Finally, the Federal Government on Monday and in far away United Kingdom won its claims against Process & Industrial Developments (P&ID) Limited.
The judgment was delivered after five years of legal fireworks.
A judgment delivered by Justice Robin Knowles of the Business and Property Court via email, on Monday held that P&ID obtained its multi-billion-dollar arbitration award against Nigeria by fraud.
P&ID was awarded a 20-year contract in 2010, to construct and operate a gas processing plant in southern Nigeria, as part of a wider plan to exploit Nigeria’s abundant reserves of gas.
After the deal collapsed, P&ID took Nigeria to arbitration in London and on January 31, 2017, was awarded $6.6 billion for lost profits – a sum which has swelled with interest to over $11 billion beginning from March 20, 2013.
With the interest rate fixed at seven per cent amounting to $1 million a day, the potential payment had accumulated to over $11 billion before the verdict.

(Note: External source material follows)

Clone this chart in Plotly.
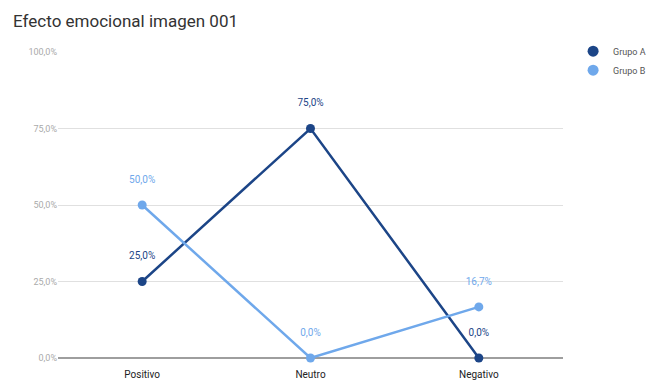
import plotly.graph_objects as go

categories = ["Positivo", "Neutro", "Negativo"]
grupo_a = [25.0, 75.0, 0.0]
grupo_b = [50.0, 0.0, 16.7]
series_names = ["Grupo A", "Grupo B"]
colors = ["#1c4587", "#6fa8eb"]
y_ticks = [0, 25, 50, 75, 100]
y_tick_labels = ["0,0%", "25,0%", "50,0%", "75,0%", "100,0%"]

fig = go.Figure()
for name, vals, col in zip(series_names, [grupo_a, grupo_b], colors):
    fig.add_trace(go.Scatter(
        x=categories, y=vals, mode="lines+markers+text", name=name,
        line=dict(color=col, width=2.5), marker=dict(color=col, size=9),
        text=[f"{v:.1f}%".replace(".", ",") + "<br> " for v in vals],
        textposition="top center", textfont=dict(color=col, size=10, family="Roboto"),
        showlegend=False, cliponaxis=False, hoverinfo="skip",
    ))
    fig.add_trace(go.Scatter(
        x=[None], y=[None], mode="markers", name=name,
        marker=dict(color=col, size=11), showlegend=True,
    ))

fig.update_layout(
    width=656, height=386,
    margin=dict(l=58, r=93, t=52, b=28, autoexpand=False),
    paper_bgcolor="white", plot_bgcolor="white",
    title=dict(text="Efecto emocional imagen 001", x=0.02, xanchor="left", y=0.945, yanchor="middle",
               font=dict(size=17, color="#333333", family="Roboto")),
    font=dict(family="Roboto"),
    xaxis=dict(range=[-0.5, 2.5], showgrid=False, zeroline=False, showline=False,
               tickfont=dict(size=10, color="#222222"), ticks="outside", ticklen=7, tickcolor="rgba(0,0,0,0)"),
    yaxis=dict(range=[0, 100], tickvals=y_ticks, ticktext=y_tick_labels, showgrid=True,
               gridcolor="#e0e0e0", gridwidth=1, zeroline=True, zerolinecolor="#9e9e9e", zerolinewidth=1.5,
               tickfont=dict(size=9, color="#aaaaaa"), ticks="", showline=False),
    legend=dict(x=1.02, y=1.05, xanchor="left", yanchor="top", font=dict(size=9, color="#555555"),
                tracegroupgap=2, itemwidth=30),
)

fig.write_html("out.html", config={"displayModeBar": False},
               post_script="document.body.style.margin='0';")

Following the judgment, Nigeria applied for an extension of time and relief from sanctions. The application was granted by Ross Cranston, a judge of the Business and Property Courts of England and Wales, in September 2020, thereby returning the case to arbitration.
Nigeria had alleged that the gas deal was a scam conceived to defraud the country.
Lawyers representing the federal government told the court that P&ID officials paid bribes to secure the contract.
But P&ID denied the allegation and accused the Nigerian government of “false allegations and wild conspiracy theories.”